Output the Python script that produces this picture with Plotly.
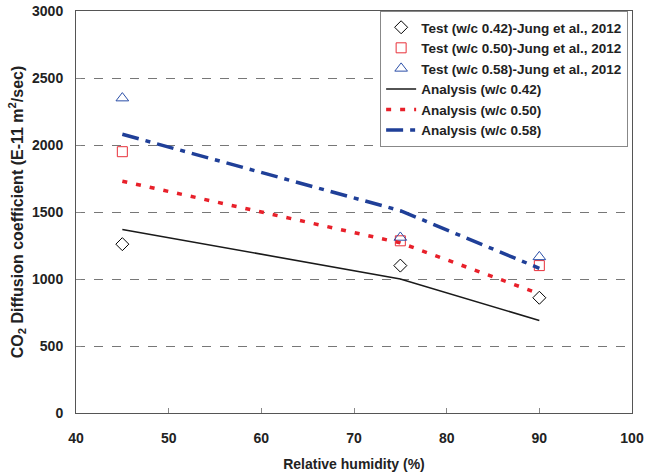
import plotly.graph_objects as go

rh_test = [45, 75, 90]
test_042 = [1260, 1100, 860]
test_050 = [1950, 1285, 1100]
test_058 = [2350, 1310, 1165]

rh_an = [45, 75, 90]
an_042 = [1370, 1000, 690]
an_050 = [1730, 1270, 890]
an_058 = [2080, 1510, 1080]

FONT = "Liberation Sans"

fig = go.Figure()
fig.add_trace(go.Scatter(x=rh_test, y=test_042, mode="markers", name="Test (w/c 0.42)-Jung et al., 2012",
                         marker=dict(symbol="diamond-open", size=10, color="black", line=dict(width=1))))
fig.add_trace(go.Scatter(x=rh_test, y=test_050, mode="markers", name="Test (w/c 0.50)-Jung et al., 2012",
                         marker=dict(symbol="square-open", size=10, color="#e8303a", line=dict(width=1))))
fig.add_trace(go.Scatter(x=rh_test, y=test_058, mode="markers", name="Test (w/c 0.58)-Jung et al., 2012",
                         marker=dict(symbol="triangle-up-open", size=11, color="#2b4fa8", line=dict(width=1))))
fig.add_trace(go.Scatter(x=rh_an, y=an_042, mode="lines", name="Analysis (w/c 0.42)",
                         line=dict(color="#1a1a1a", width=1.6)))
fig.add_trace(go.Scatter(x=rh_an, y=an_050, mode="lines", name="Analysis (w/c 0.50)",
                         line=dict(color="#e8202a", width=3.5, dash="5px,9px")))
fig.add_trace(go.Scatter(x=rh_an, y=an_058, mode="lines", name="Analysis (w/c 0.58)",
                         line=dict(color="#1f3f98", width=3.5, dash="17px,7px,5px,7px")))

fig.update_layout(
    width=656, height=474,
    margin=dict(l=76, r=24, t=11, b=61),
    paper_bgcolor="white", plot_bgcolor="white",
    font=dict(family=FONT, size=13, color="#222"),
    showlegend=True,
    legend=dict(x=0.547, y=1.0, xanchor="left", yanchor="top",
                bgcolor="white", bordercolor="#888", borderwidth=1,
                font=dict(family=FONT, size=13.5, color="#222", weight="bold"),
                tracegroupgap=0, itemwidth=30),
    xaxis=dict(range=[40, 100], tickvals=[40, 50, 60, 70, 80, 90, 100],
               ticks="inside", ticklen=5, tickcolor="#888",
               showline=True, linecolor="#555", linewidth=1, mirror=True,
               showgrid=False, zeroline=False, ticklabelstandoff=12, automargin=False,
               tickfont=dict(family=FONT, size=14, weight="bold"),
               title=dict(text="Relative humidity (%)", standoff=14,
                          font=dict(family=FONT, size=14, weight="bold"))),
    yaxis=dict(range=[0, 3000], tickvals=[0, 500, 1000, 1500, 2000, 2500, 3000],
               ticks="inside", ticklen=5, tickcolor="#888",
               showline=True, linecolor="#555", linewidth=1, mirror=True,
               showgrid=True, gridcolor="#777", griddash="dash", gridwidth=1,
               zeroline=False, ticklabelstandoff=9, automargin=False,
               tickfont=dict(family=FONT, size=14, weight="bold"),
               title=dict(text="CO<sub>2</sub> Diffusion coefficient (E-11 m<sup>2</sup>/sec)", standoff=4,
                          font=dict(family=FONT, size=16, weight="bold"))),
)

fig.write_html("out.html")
=======
- **Set problem**:
Write out the whole listing exactly, and drop the pictures.

- **Answer in full**:
Output the Python script that produces this picture with Plotly.
import plotly.graph_objects as go

rh_test = [45, 75, 90]
test_042 = [1260, 1100, 860]
test_050 = [1950, 1285, 1100]
test_058 = [2350, 1310, 1165]

rh_an = [45, 75, 90]
an_042 = [1370, 1000, 690]
an_050 = [1730, 1270, 890]
an_058 = [2080, 1510, 1080]

FONT = "Liberation Sans"

fig = go.Figure()
fig.add_trace(go.Scatter(x=rh_test, y=test_042, mode="markers", name="Test (w/c 0.42)-Jung et al., 2012",
                         marker=dict(symbol="diamond-open", size=10, color="black", line=dict(width=1))))
fig.add_trace(go.Scatter(x=rh_test, y=test_050, mode="markers", name="Test (w/c 0.50)-Jung et al., 2012",
                         marker=dict(symbol="square-open", size=10, color="#e8303a", line=dict(width=1))))
fig.add_trace(go.Scatter(x=rh_test, y=test_058, mode="markers", name="Test (w/c 0.58)-Jung et al., 2012",
                         marker=dict(symbol="triangle-up-open", size=11, color="#2b4fa8", line=dict(width=1))))
fig.add_trace(go.Scatter(x=rh_an, y=an_042, mode="lines", name="Analysis (w/c 0.42)",
                         line=dict(color="#1a1a1a", width=1.6)))
fig.add_trace(go.Scatter(x=rh_an, y=an_050, mode="lines", name="Analysis (w/c 0.50)",
                         line=dict(color="#e8202a", width=3.5, dash="5px,9px")))
fig.add_trace(go.Scatter(x=rh_an, y=an_058, mode="lines", name="Analysis (w/c 0.58)",
                         line=dict(color="#1f3f98", width=3.5, dash="17px,7px,5px,7px")))

fig.update_layout(
    width=656, height=474,
    margin=dict(l=76, r=24, t=11, b=61),
    paper_bgcolor="white", plot_bgcolor="white",
    font=dict(family=FONT, size=13, color="#222"),
    showlegend=True,
    legend=dict(x=0.547, y=1.0, xanchor="left", yanchor="top",
                bgcolor="white", bordercolor="#888", borderwidth=1,
                font=dict(family=FONT, size=13.5, color="#222", weight="bold"),
                tracegroupgap=0, itemwidth=30),
    xaxis=dict(range=[40, 100], tickvals=[40, 50, 60, 70, 80, 90, 100],
               ticks="inside", ticklen=5, tickcolor="#888",
               showline=True, linecolor="#555", linewidth=1, mirror=True,
               showgrid=False, zeroline=False, ticklabelstandoff=12, automargin=False,
               tickfont=dict(family=FONT, size=14, weight="bold"),
               title=dict(text="Relative humidity (%)", standoff=14,
                          font=dict(family=FONT, size=14, weight="bold"))),
    yaxis=dict(range=[0, 3000], tickvals=[0, 500, 1000, 1500, 2000, 2500, 3000],
               ticks="inside", ticklen=5, tickcolor="#888",
               showline=True, linecolor="#555", linewidth=1, mirror=True,
               showgrid=True, gridcolor="#777", griddash="dash", gridwidth=1,
               zeroline=False, ticklabelstandoff=9, automargin=False,
               tickfont=dict(family=FONT, size=14, weight="bold"),
               title=dict(text="CO<sub>2</sub> Diffusion coefficient (E-11 m<sup>2</sup>/sec)", standoff=4,
                          font=dict(family=FONT, size=16, weight="bold"))),
)

fig.write_html("out.html")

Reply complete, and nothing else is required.